Database::Database(leveldb::DB* db,
                   leveldb::Cache* cache,
                   IFileGatherer& file_gatherer,
                   ITagParser& tag_parser,
                   std::shared_ptr<tasks::Worker> worker)
    : db_(db),
      cache_(cache),
      worker_task_(worker),
      file_gatherer_(file_gatherer),
      tag_parser_(tag_parser) {}

Database::~Database() {
  // Delete db_ first so that any outstanding background work finishes before
  // the background task is killed.
  delete db_;
  delete cache_;

  sIsDbOpen.store(false);
}

auto Database::Update() -> std::future<void> {
  events::Ui().Dispatch(event::UpdateStarted{});
  return worker_task_->Dispatch<void>([&]() -> void {
    leveldb::ReadOptions read_options;
    read_options.fill_cache = false;

    // Stage 0: discard indexes
    // TODO(jacqueline): I think it should be possible to incrementally update
    // indexes, but my brain hurts.
    ESP_LOGI(kTag, "dropping stale indexes");
    {
      std::unique_ptr<leveldb::Iterator> it{db_->NewIterator(read_options)};
      OwningSlice prefix = EncodeAllIndexesPrefix();
      it->Seek(prefix.slice);
      while (it->Valid() && it->key().starts_with(prefix.slice)) {
        db_->Delete(leveldb::WriteOptions(), it->key());
        it->Next();
      }
    }

    // Stage 1: verify all existing tracks are still valid.
    ESP_LOGI(kTag, "verifying existing tracks");
    {
      uint64_t num_processed = 0;
      std::unique_ptr<leveldb::Iterator> it{db_->NewIterator(read_options)};
      OwningSlice prefix = EncodeDataPrefix();
      it->Seek(prefix.slice);
      while (it->Valid() && it->key().starts_with(prefix.slice)) {
        num_processed++;
        events::Ui().Dispatch(event::UpdateProgress{
            .stage = event::UpdateProgress::Stage::kVerifyingExistingTracks,
            .val = num_processed,
        });

        std::shared_ptr<TrackData> track = ParseDataValue(it->value());
        if (!track) {
          // The value was malformed.
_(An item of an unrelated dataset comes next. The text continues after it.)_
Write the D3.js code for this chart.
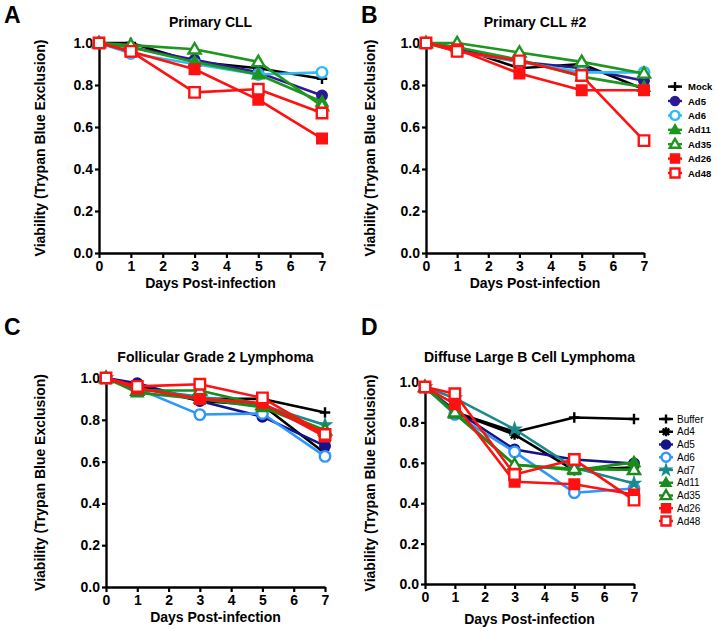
<!DOCTYPE html>
<html><head><meta charset="utf-8">
<script src="https://cdn.jsdelivr.net/npm/d3@7"></script>
<style>body{margin:0;background:#fff}svg{display:block;font-family:"Liberation Sans",Arial,sans-serif}</style>
</head><body><svg id="c" width="718" height="633"></svg>
<script>
// ---- data ----
const days = [0, 1, 3, 5, 7];
const xTicks = [0, 1, 2, 3, 4, 5, 6, 7];
const yTicks = [0, 0.2, 0.4, 0.6, 0.8, 1.0];
const seriesAB = ["Mock", "Ad5", "Ad6", "Ad11", "Ad35", "Ad26", "Ad48"];
const seriesCD = ["Buffer", "Ad4", "Ad5", "Ad6", "Ad7", "Ad11", "Ad35", "Ad26", "Ad48"];
const titles = ["Primary CLL", "Primary CLL #2", "Follicular Grade 2 Lymphoma", "Diffuse Large B Cell Lymphoma"];
const letters = ["A", "B", "C", "D"];
const xLabel = "Days Post-infection";
const yLabel = "Viability (Trypan Blue Exclusion)";
// values per series (rows follow the series lists)
const valuesA = [
  [1.00, 1.00, 0.91, 0.88, 0.83],
  [1.00, 0.98, 0.92, 0.86, 0.75],
  [1.00, 0.95, 0.90, 0.85, 0.86],
  [1.00, 0.98, 0.91, 0.85, 0.72],
  [1.00, 0.99, 0.97, 0.91, 0.70],
  [1.00, 0.96, 0.875, 0.73, 0.545],
  [1.00, 0.96, 0.765, 0.78, 0.667]
];
const valuesB = [
  [1.00, 0.98, 0.88, 0.90, 0.78],
  [1.00, 0.97, 0.91, 0.88, 0.82],
  [1.00, 0.96, 0.91, 0.86, 0.86],
  [1.00, 0.98, 0.92, 0.84, 0.79],
  [1.00, 1.00, 0.955, 0.91, 0.855],
  [1.00, 0.97, 0.855, 0.775, 0.775],
  [1.00, 0.96, 0.915, 0.845, 0.535]
];
const valuesC = [
  [1.00, 0.96, 0.90, 0.90, 0.835],
  [1.00, 0.96, 0.89, 0.87, 0.64],
  [1.00, 0.975, 0.89, 0.815, 0.675],
  [1.00, 0.95, 0.825, 0.83, 0.625],
  [1.00, 0.95, 0.91, 0.87, 0.775],
  [1.00, 0.93, 0.90, 0.86, 0.74],
  [1.00, 0.94, 0.94, 0.87, 0.75],
  [1.00, 0.95, 0.90, 0.88, 0.72],
  [1.00, 0.96, 0.97, 0.905, 0.73]
];
const valuesD = [
  [0.975, 0.85, 0.753, 0.824, 0.817],
  [0.975, 0.85, 0.74, 0.563, 0.578],
  [0.975, 0.86, 0.666, 0.616, 0.596],
  [0.975, 0.84, 0.654, 0.452, 0.473],
  [0.975, 0.92, 0.766, 0.575, 0.498],
  [0.975, 0.843, 0.59, 0.563, 0.602],
  [0.975, 0.85, 0.59, 0.57, 0.565],
  [0.975, 0.89, 0.506, 0.494, 0.443],
  [0.975, 0.942, 0.542, 0.616, 0.415]
];

// ---- styles ----
const styleAB = {
  Mock: {c: "#000000", m: "plus"}, Ad5: {c: "#2b1a94", m: "circle", f: true},
  Ad6: {c: "#2ebcf3", m: "circle", f: false}, Ad11: {c: "#1f961f", m: "tri", f: true},
  Ad35: {c: "#1f961f", m: "tri", f: false}, Ad26: {c: "#ff1111", m: "square", f: true},
  Ad48: {c: "#ff1111", m: "square", f: false}
};
const styleCD = {
  Buffer: {c: "#000000", m: "plus"}, Ad4: {c: "#000000", m: "ast"},
  Ad5: {c: "#13138a", m: "circle", f: true}, Ad6: {c: "#3196fa", m: "circle", f: false},
  Ad7: {c: "#198a8a", m: "star", f: true}, Ad11: {c: "#1a8c1a", m: "tri", f: true},
  Ad35: {c: "#1a8c1a", m: "tri", f: false}, Ad26: {c: "#ff1111", m: "square", f: true},
  Ad48: {c: "#ff1111", m: "square", f: false}
};
const layout = [
  {x0: 99, x1: 322, yT: 43, yB: 253, tY: 27, lX: 4, lY: 23, ytX: 39.5, xtY: 288, vals: valuesA, names: seriesAB, st: styleAB,
   leg: {x: 675, y: 86.6, step: 14.4, bold: true, tx: 688}},
  {x0: 426, x1: 644, yT: 43, yB: 253, tY: 27, lX: 361, lY: 23, ytX: 370, xtY: 288, vals: valuesB, names: seriesAB, st: styleAB,
   leg: {x: 675, y: 86.6, step: 14.4, bold: true, tx: 688}, showLeg: true},
  {x0: 106, x1: 325, yT: 378, yB: 587, tY: 362, lX: 4, lY: 335, ytX: 39.5, xtY: 622, vals: valuesC, names: seriesCD, st: styleCD},
  {x0: 425, x1: 634, yT: 382, yB: 584, tY: 362, lX: 361, lY: 335, ytX: 370, xtY: 624, vals: valuesD, names: seriesCD, st: styleCD,
   leg: {x: 666, y: 419, step: 12.75, bold: false, tx: 677}, showLeg: true}
];

const svg = d3.select("#c");

function markerPath(m, s) {
  const k = s;
  if (m === "circle") return d3.symbol(d3.symbolCircle, Math.PI * k * k * 0.25)();
  if (m === "square") return `M${-k/2},${-k/2}h${k}v${k}h${-k}Z`;
  if (m === "tri") { const h = k * 0.95; return `M0,${-h*0.62}L${k*0.58},${h*0.42}L${-k*0.58},${h*0.42}Z`; }
  if (m === "star") return d3.symbol(d3.symbolStar, k * k * 0.42)();
  if (m === "plus") return `M${-k/2},0H${k/2}M0,${-k/2}V${k/2}`;
  if (m === "ast") { const r = k / 2, d = r * 0.72; return `M${-r},0H${r}M0,${-r}V${r}M${-d},${-d}L${d},${d}M${-d},${d}L${d},${-d}`; }
}
function drawMarker(g, st, x, y, size) {
  const p = g.append("path").attr("transform", `translate(${x},${y})`).attr("d", markerPath(st.m, size));
  if (st.m === "plus" || st.m === "ast") p.attr("fill", "none").attr("stroke", st.c).attr("stroke-width", 2.4);
  else if (st.f) p.attr("fill", st.c).attr("stroke", st.c).attr("stroke-width", 1.5);
  else p.attr("fill", "#fff").attr("stroke", st.c).attr("stroke-width", 2.4);
}

layout.forEach((L, i) => {
  const x = d3.scaleLinear().domain([0, 7]).range([L.x0, L.x1]);
  const y = d3.scaleLinear().domain([0, 1]).range([L.yB, L.yT]);
  const g = svg.append("g");

  // axes
  const ax = g.append("g").attr("transform", `translate(0,${L.yB})`)
    .call(d3.axisBottom(x).tickValues(xTicks).tickFormat(d3.format("d")).tickSize(5).tickSizeOuter(0).tickPadding(3));
  const ay = g.append("g").attr("transform", `translate(${L.x0},0)`)
    .call(d3.axisLeft(y).tickValues(yTicks).tickFormat(d3.format(".1f")).tickSize(4).tickSizeOuter(0).tickPadding(2));
  [ax, ay].forEach(a => {
    a.select(".domain").attr("stroke", "#000").attr("stroke-width", 2.4);
    a.selectAll(".tick line").attr("stroke", "#000").attr("stroke-width", 2.2);
    a.selectAll(".tick text").attr("fill", "#000").attr("font-size", 14).attr("font-weight", "bold")
      .attr("font-family", '"Liberation Sans", Arial, sans-serif');
  });

  // series
  const line = d3.line().x((d, j) => x(days[j])).y(d => y(d));
  L.names.forEach((n, si) => {
    const st = L.st[n];
    const vals = L.vals[si];
    g.append("path").datum(vals).attr("d", line).attr("fill", "none")
      .attr("stroke", st.c).attr("stroke-width", 2.6).attr("stroke-linejoin", "round");
    vals.forEach((v, j) => drawMarker(g, st, x(days[j]), y(v), 10.5));
  });

  // texts
  const cx = (L.x0 + L.x1) / 2;
  g.append("text").attr("x", cx).attr("y", L.tY).attr("text-anchor", "middle")
    .attr("font-size", 14).attr("font-weight", "bold").text(titles[i]);
  g.append("text").attr("x", L.lX).attr("y", L.lY).attr("font-size", 23).attr("font-weight", "bold").text(letters[i]);
  g.append("text").attr("x", cx).attr("y", L.xtY).attr("text-anchor", "middle")
    .attr("font-size", 14).attr("font-weight", "bold").text(xLabel);
  g.append("text").attr("transform", `translate(${L.ytX + 5},${(L.yT + L.yB) / 2}) rotate(-90)`)
    .attr("text-anchor", "middle").attr("font-size", 14).attr("font-weight", "bold").text(yLabel);

  // legend
  if (L.showLeg) {
    const lg = svg.append("g");
    L.names.forEach((n, si) => {
      const st = L.st[n];
      const yy = L.leg.y + si * L.leg.step;
      lg.append("line").attr("x1", L.leg.x - 7).attr("x2", L.leg.x + 7).attr("y1", yy).attr("y2", yy)
        .attr("stroke", st.c).attr("stroke-width", 2.4);
      drawMarker(lg, st, L.leg.x, yy, 9);
      lg.append("text").attr("x", L.leg.tx).attr("y", yy + 3.5).attr("font-size", L.leg.bold ? 9.5 : 10)
        .attr("font-weight", L.leg.bold ? "bold" : "normal").text(n);
    });
  }
});
</script></body></html>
Drop this record.
          ESP_LOGW(kTag, "dropping malformed metadata");
          db_->Delete(leveldb::WriteOptions(), it->key());
          it->Next();
          continue;
        }

        if (track->is_tombstoned()) {
          ESP_LOGW(kTag, "skipping tombstoned %lx", track->id());
          it->Next();
          continue;
        }

        std::shared_ptr<TrackTags> tags =
            tag_parser_.ReadAndParseTags(track->filepath());
        if (!tags || tags->encoding() == Container::kUnsupported) {
          // We couldn't read the tags for this track. Either they were
          // malformed, or perhaps the file is missing. Either way, tombstone
          // this record.
          ESP_LOGW(kTag, "entombing missing #%lx", track->id());
          dbPutTrackData(track->Entomb());
          it->Next();
          continue;
        }

        // At this point, we know that the track still exists in its original
        // location. All that's left to do is update any metadata about it.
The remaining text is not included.